What is the goal of your study?
How to use & methodology
Can this advisor make the decision for me?
It gives a 'recommended direction' for common situations to help you quickly settle on a suitable method and go straight to the tool. The actual choice also depends on the study design, data distribution, sample size, and meaning of the variables; for complex or atypical designs, consult a statistician.
How do I judge whether data are normal?
Look at a histogram/Q-Q plot or run a normality test; with larger samples, t-tests/ANOVA are fairly robust to departures from normality, while for small samples or clear skew, prefer non-parametric methods. When unsure, take the 'skewed/unsure' branch — non-parametric is the safer choice.

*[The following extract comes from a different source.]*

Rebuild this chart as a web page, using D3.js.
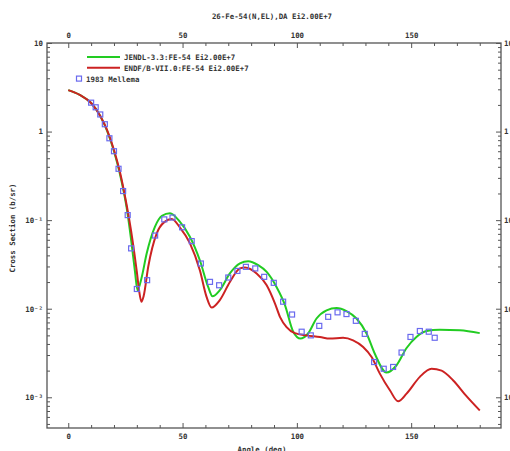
<!DOCTYPE html>
<html>
<head>
<meta charset="utf-8">
<script src="https://cdn.jsdelivr.net/npm/d3@7"></script>
<style>
  body { margin: 0; background: #fff; }
  text { font-family: "DejaVu Sans Mono", monospace; font-size: 7.4px; font-weight: bold; fill: #333; }
</style>
</head>
<body>
<div id="chart"></div>
<script>
// JENDL-3.3 curve (angle deg, b/sr)
const jendl = [[0,2.94],[5,2.6],[10,2.1],[14,1.5],[17,1.02],[20,0.6],[22.5,0.34],[25.5,0.14],[27.5,0.06],
  [29.2,0.026],[30.3,0.0162],[32,0.022],[34.3,0.042],[37.9,0.084],[41,0.112],[44.5,0.12],[48.8,0.096],
  [53.2,0.065],[57.6,0.035],[61.2,0.0176],[63.1,0.0138],[66.3,0.0162],[70.7,0.025],[75.1,0.0324],
  [78.7,0.0344],[83.1,0.031],[86.8,0.026],[91.1,0.0176],[94.8,0.011],[98.4,0.0055],[101.6,0.0046],
  [104.9,0.00525],[108.6,0.00775],[113,0.0096],[117.4,0.0102],[121.7,0.0094],[126.1,0.00775],
  [130.5,0.00525],[134.1,0.0031],[139.2,0.0019],[143.6,0.0023],[148,0.0036],[152.3,0.0048],
  [156.7,0.0056],[162.5,0.0058],[171.3,0.0057],[180,0.0053]];

// ENDF/B-VII.0 curve
const endf = [[0,2.94],[5,2.6],[10,2.1],[14,1.5],[17,1.04],[20,0.62],[22.6,0.35],[25.5,0.15],[28,0.062],
  [30,0.026],[31,0.016],[32,0.012],[33,0.014],[35,0.03],[38.7,0.071],[42,0.095],[45.3,0.103],[48.8,0.083],
  [53.2,0.055],[57.6,0.027],[60.5,0.0136],[62.7,0.0103],[66.3,0.0125],[70.7,0.02],[75.1,0.0285],
  [77.3,0.0292],[82.4,0.025],[86.8,0.0184],[90.4,0.0115],[92.6,0.0081],[95.5,0.0062],[99.1,0.0053],
  [104.2,0.005],[110.1,0.0048],[114.4,0.0046],[120.2,0.0047],[124.6,0.0044],[129,0.0037],[132.7,0.00285],
  [136.3,0.00185],[140.7,0.0012],[144.3,0.0009],[148,0.0011],[153.8,0.0017],[158.9,0.0021],[163.3,0.002],
  [168.3,0.00156],[174.2,0.00103],[180,0.00071]];

// 1983 Mellema measurements
const mellema = [[10,2.12],[12,1.88],[14,1.56],[16,1.21],[18,0.84],[20,0.60],[22,0.38],[24,0.213],[26,0.114],
  [27.5,0.048],[30,0.0167],[34.5,0.021],[38,0.067],[42,0.102],[45.6,0.107],[49.8,0.083],[54,0.058],
  [58,0.0324],[62,0.0201],[66,0.0184],[70,0.0225],[74,0.0267],[77.7,0.0297],[81.8,0.0285],[85.7,0.0229],
  [89.9,0.0196],[94,0.012],[97.9,0.0086],[102.1,0.0055],[106.1,0.005],[109.8,0.0064],[113.7,0.0081],
  [117.8,0.0091],[121.7,0.0087],[125.8,0.0073],[129.7,0.0052],[133.8,0.0025],[138,0.0021],[142.1,0.0022],
  [145.8,0.0032],[149.7,0.0048],[153.8,0.0056],[157.7,0.0055],[160.3,0.0047]];

const xMajor = [0, 50, 100, 150];
const xMinor = [10, 20, 30, 40, 60, 70, 80, 90, 110, 120, 130, 140, 160, 170, 180];
const yMajor = [10, 1, 0.1, 0.01, 0.001];
const yLabels = ['10', '1', '10\u207B\u00B9', '10\u207B\u00B2', '10\u207B\u00B3'];

const legendItems = [
  { name: 'JENDL-3.3:FE-54 Ei2.00E+7', color: '#22cc22', type: 'line' },
  { name: 'ENDF/B-VII.0:FE-54 Ei2.00E+7', color: '#cc2222', type: 'line' },
  { name: '1983 Mellema', color: '#6a6aee', type: 'point' }
];

const width = 510, height = 451;
const margin = { left: 47, right: 501, top: 43, bottom: 428 };

const svg = d3.select('#chart').append('svg')
    .attr('width', width)
    .attr('height', height);

const x = d3.scaleLinear().domain([-9.3, 189.3]).range([margin.left, margin.right]);
const y = d3.scaleLog().domain([4.5e-4, 10]).range([margin.bottom, margin.top]);

// minor log ticks
const yMinor = [];
[1e-4, 1e-3, 1e-2, 1e-1, 1].forEach(d => {
    for (let k = 2; k <= 9; k++) {
        const v = d * k;
        if (v >= 4.5e-4 && v <= 10) yMinor.push(v);
    }
});

// frame
svg.append('rect')
    .attr('x', margin.left).attr('y', margin.top)
    .attr('width', margin.right - margin.left).attr('height', margin.bottom - margin.top)
    .style('fill', 'none').style('stroke', '#555').style('stroke-width', 1.3);

function styleAxis(g) {
    g.select('.domain').remove();
    g.selectAll('line').style('stroke', '#555');
    g.selectAll('text').style('font-family', '"DejaVu Sans Mono", monospace')
        .style('font-size', '7.4px').style('font-weight', 'bold').style('fill', '#333');
}

// bottom axis
svg.append('g').attr('transform', 'translate(0,' + margin.bottom + ')')
    .call(d3.axisBottom(x).tickValues(xMajor).tickSize(-5).tickPadding(6).tickFormat(d3.format('d')))
    .call(styleAxis);
svg.append('g').attr('transform', 'translate(0,' + margin.bottom + ')')
    .call(d3.axisBottom(x).tickValues(xMinor).tickSize(-3).tickFormat(''))
    .call(styleAxis);

// top axis
svg.append('g').attr('transform', 'translate(0,' + margin.top + ')')
    .call(d3.axisTop(x).tickValues(xMajor).tickSize(-5).tickPadding(5).tickFormat(d3.format('d')))
    .call(styleAxis);
svg.append('g').attr('transform', 'translate(0,' + margin.top + ')')
    .call(d3.axisTop(x).tickValues(xMinor).tickSize(-3).tickFormat(''))
    .call(styleAxis);

// left axis
svg.append('g').attr('transform', 'translate(' + margin.left + ',0)')
    .call(d3.axisLeft(y).tickValues(yMajor).tickSize(-5).tickPadding(4)
        .tickFormat((d, i) => yLabels[i]))
    .call(styleAxis);
svg.append('g').attr('transform', 'translate(' + margin.left + ',0)')
    .call(d3.axisLeft(y).tickValues(yMinor).tickSize(-3).tickFormat(''))
    .call(styleAxis);

// right axis (labels run off the edge, as in the source image)
svg.append('g').attr('transform', 'translate(' + margin.right + ',0)')
    .call(d3.axisRight(y).tickValues(yMajor).tickSize(-5).tickPadding(3)
        .tickFormat((d, i) => yLabels[i]))
    .call(styleAxis);
svg.append('g').attr('transform', 'translate(' + margin.right + ',0)')
    .call(d3.axisRight(y).tickValues(yMinor).tickSize(-3).tickFormat(''))
    .call(styleAxis);

// titles
svg.append('text').attr('x', 272).attr('y', 19).attr('text-anchor', 'middle')
    .text('26-Fe-54(N,EL),DA Ei2.00E+7');
svg.append('text').attr('x', 262).attr('y', 452).attr('text-anchor', 'middle')
    .text('Angle (deg)');
svg.append('text').attr('transform', 'translate(15,' + 228 + ') rotate(-90)')
    .attr('text-anchor', 'middle')
    .text('Cross Section (b/sr)');

// curves
const line = d3.line()
    .x(d => x(d[0]))
    .y(d => y(d[1]))
    .curve(d3.curveMonotoneX);

const plot = svg.append('g');

plot.append('path')
    .datum(jendl)
    .attr('d', line)
    .style('fill', 'none')
    .style('stroke', legendItems[0].color)
    .style('stroke-width', 2);

plot.append('path')
    .datum(endf)
    .attr('d', line)
    .style('fill', 'none')
    .style('stroke', legendItems[1].color)
    .style('stroke-width', 2);

// data points
plot.selectAll('rect.pt')
    .data(mellema)
    .enter().append('rect')
    .attr('class', 'pt')
    .attr('x', d => x(d[0]) - 2.5)
    .attr('y', d => y(d[1]) - 2.5)
    .attr('width', 5)
    .attr('height', 5)
    .style('fill', 'none')
    .style('stroke', legendItems[2].color)
    .style('stroke-width', 1.2);

// legend
const legend = svg.append('g');
legendItems.forEach((item, i) => {
    const ly = 57 + i * 10.8;
    if (item.type === 'line') {
        legend.append('line')
            .attr('x1', 87).attr('x2', 120)
            .attr('y1', ly).attr('y2', ly)
            .style('stroke', item.color).style('stroke-width', 2);
        legend.append('text').attr('x', 124).attr('y', ly + 3).text(item.name);
    } else {
        legend.append('rect')
            .attr('x', 76.5).attr('y', ly - 2.5)
            .attr('width', 5).attr('height', 5)
            .style('fill', 'none').style('stroke', item.color).style('stroke-width', 1.2);
        legend.append('text').attr('x', 86).attr('y', ly + 3).text(item.name);
    }
});
</script>
</body>
</html>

What if the method I need isn't among the recommended tools?
This site keeps adding tools. If a method you need (e.g. Poisson regression, mixed-effects models) isn't live yet, use the closest method for now, or tell us via the feedback link.
Why are there both parametric and non-parametric recommendations for the same kind of question?
Parametric methods (t-test, ANOVA, Pearson) have higher power but require assumptions like normality/equal variance; non-parametric methods (Mann-Whitney, Kruskal-Wallis, Spearman) have looser assumptions and are more robust to skew and outliers. Choose based on whether your data meet the assumptions.